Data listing
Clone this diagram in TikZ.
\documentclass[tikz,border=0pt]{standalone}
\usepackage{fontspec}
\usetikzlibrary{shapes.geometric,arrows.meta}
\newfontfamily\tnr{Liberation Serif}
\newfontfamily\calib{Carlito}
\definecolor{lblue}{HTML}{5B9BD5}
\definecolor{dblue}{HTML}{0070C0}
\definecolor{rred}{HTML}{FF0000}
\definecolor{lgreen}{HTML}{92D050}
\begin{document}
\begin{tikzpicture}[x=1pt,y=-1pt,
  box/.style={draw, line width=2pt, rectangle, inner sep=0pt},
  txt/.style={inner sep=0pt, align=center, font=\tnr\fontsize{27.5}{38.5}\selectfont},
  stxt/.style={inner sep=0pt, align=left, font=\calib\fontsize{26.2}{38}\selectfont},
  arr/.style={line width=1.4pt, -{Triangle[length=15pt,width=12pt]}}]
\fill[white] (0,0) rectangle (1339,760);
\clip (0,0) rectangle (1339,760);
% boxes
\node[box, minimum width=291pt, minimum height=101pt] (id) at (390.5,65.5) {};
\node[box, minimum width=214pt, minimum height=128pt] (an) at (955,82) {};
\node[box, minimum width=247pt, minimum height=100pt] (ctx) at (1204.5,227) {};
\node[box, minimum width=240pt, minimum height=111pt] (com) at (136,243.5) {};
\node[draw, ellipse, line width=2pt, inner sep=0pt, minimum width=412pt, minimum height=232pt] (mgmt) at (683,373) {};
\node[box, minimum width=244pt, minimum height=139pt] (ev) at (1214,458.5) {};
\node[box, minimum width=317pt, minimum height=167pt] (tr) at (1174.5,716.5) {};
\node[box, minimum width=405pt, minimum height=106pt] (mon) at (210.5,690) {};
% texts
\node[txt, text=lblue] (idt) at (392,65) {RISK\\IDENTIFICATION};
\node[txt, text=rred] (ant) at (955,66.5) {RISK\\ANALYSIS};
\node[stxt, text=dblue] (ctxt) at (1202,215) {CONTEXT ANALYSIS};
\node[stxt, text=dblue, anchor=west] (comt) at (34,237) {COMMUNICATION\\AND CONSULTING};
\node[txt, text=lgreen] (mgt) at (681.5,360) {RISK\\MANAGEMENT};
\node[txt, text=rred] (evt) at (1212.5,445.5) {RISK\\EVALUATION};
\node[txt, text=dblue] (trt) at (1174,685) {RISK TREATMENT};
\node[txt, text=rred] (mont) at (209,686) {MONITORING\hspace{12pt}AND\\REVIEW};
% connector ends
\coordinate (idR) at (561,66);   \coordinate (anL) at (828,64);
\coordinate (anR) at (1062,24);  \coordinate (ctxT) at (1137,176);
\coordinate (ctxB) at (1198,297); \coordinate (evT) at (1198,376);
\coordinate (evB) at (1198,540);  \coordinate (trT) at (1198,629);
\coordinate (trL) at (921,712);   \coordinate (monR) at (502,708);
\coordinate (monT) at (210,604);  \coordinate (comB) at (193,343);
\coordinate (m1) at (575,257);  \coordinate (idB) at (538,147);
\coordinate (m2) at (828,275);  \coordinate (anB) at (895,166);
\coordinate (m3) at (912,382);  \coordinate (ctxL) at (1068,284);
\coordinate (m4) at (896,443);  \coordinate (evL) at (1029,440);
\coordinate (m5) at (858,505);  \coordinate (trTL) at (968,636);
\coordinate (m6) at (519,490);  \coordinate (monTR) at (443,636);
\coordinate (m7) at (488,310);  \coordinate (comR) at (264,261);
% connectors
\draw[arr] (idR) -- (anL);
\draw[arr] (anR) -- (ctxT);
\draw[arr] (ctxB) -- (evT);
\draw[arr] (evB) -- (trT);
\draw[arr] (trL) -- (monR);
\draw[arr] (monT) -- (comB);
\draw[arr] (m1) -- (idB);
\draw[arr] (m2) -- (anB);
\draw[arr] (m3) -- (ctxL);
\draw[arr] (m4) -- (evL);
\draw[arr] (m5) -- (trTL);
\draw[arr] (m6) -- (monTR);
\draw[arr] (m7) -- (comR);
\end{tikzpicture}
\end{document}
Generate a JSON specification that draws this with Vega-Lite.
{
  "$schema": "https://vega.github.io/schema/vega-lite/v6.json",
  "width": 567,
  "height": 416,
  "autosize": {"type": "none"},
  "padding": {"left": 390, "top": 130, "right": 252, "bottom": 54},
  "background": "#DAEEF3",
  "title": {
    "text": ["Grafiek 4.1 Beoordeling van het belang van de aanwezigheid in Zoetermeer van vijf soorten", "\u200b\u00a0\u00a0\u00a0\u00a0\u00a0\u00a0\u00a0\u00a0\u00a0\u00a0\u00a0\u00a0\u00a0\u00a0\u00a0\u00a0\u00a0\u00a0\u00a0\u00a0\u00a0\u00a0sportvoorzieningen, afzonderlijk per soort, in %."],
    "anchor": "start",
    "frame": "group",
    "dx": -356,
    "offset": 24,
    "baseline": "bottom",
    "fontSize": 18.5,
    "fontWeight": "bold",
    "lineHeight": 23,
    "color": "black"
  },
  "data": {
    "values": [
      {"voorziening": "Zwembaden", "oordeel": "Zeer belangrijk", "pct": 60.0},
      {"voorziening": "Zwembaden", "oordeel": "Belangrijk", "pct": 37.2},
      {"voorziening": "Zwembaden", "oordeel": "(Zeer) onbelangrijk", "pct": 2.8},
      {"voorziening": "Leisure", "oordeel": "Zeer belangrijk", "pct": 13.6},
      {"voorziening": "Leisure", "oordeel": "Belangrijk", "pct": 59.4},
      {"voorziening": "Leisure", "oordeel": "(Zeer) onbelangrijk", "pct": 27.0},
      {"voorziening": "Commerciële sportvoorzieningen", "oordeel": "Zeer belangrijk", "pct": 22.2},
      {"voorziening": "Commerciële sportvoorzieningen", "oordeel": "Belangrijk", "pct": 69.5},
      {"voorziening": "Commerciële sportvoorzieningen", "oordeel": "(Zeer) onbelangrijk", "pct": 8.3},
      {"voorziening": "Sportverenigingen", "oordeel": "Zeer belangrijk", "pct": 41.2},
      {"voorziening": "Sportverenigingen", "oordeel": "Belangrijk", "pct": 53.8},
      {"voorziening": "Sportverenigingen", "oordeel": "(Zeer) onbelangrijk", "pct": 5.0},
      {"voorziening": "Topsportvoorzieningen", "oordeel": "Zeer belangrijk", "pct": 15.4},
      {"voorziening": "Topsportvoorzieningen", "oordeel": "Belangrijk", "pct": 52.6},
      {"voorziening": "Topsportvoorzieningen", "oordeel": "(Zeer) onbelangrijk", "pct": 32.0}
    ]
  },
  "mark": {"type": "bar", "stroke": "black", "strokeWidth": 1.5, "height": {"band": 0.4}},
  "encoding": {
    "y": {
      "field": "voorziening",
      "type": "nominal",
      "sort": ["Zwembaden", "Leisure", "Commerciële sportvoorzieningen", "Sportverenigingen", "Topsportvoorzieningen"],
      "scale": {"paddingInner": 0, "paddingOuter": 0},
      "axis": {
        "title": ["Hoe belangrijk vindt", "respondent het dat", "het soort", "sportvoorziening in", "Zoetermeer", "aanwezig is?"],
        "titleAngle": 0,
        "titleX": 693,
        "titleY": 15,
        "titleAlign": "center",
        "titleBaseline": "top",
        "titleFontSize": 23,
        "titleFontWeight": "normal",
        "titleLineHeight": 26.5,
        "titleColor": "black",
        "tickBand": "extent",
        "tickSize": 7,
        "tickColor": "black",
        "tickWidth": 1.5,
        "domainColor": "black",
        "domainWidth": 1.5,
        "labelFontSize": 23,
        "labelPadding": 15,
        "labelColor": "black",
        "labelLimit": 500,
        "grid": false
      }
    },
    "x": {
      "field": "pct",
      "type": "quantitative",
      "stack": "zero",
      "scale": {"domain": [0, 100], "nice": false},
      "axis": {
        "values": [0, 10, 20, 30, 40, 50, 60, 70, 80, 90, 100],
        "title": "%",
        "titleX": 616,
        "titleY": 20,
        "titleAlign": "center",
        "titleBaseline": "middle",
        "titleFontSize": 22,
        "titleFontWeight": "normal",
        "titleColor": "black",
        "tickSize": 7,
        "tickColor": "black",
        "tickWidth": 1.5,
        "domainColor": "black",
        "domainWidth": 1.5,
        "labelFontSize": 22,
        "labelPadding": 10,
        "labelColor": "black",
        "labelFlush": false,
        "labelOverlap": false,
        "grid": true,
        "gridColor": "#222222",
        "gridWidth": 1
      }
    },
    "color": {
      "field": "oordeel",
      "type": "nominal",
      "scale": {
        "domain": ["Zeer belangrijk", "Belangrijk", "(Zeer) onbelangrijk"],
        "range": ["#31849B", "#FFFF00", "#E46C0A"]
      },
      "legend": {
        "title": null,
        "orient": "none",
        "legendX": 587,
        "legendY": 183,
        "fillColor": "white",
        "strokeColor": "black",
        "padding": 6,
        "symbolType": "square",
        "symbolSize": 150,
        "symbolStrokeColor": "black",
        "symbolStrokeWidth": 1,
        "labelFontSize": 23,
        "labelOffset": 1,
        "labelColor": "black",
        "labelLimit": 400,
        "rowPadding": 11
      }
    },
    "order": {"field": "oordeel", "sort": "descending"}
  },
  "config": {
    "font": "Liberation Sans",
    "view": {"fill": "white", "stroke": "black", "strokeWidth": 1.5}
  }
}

What is being asked:
Reply with the number of lines in the material above that contain "this", and nothing more.

Solved exercise:
2